Non abbiamo mai vissuto tempi bui come questi, in Italia quanto in Sicilia. Vengono strombazzate come rivoluzionarie produzioni musicali che non hanno il minimo rispetto per l’ascoltatore. A volte ascolto cose che penso siano delle deliberate prese per il culo per chi consuma musica e mi trovo questa gente che riempie i club e io, sinceramente, non capisco. E se capisco, mi intristisco. Nello specifico, la scena a Catania non è mai esistita anche quando si diceva che ci fosse. Al netto di artisti che indubbiamente ce l’hanno fatta, parliamo solo di singoli, nessun movimento né genere a Catania, a mia memoria, ha costituito qualcosa di consolidato e duraturo, come il rap a Napoli, per esempio. A Catania si suonava e si suona ancora, ma come in ogni altra parte d’Italia.

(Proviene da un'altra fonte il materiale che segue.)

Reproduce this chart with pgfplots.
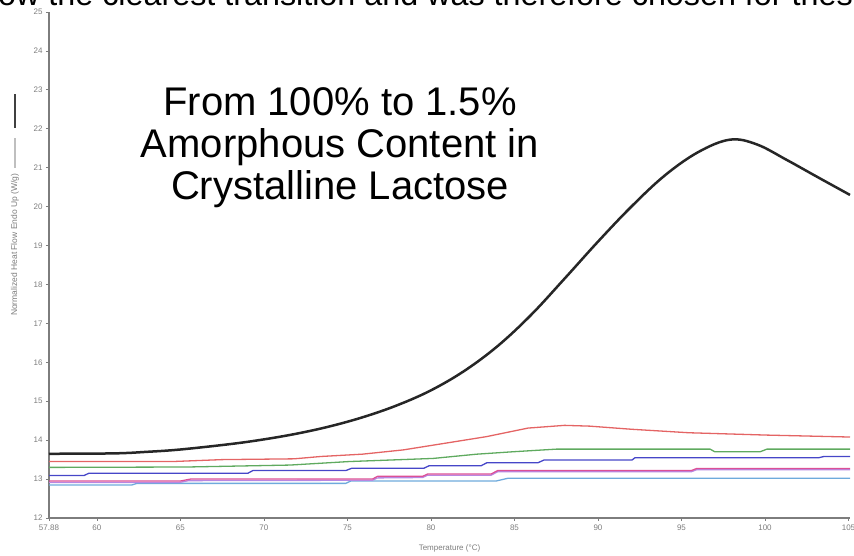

So che siete in partenza per un tour che vi vede impegnati in tre date nel nord Italia. Per voi che avete una notevole esperienza dal vivo, quali differenze di feeling ci sono, se ci sono, tra il pubblico italiano e quello straniero?
Il pubblico straniero è molto critico. Anche se sei straniero non ti fa alcuna apertura di credito in bianco, se ne fotte se ti sei fatto migliaia di chilometri per suonare lì, non pensa che ci sia un automatismo tra tour all’estero e validità di un band. Ti ascoltano e ti guardano, se non gli piaci fanno altro. In Italia siamo più abituati ad essere terra di conquista e, quindi, appena sappiamo che c’è una band che viene da fuori (anche da fuori provincia) siamo pronti a stendere il tappeto rosso. Il pubblico italiano è meno critico.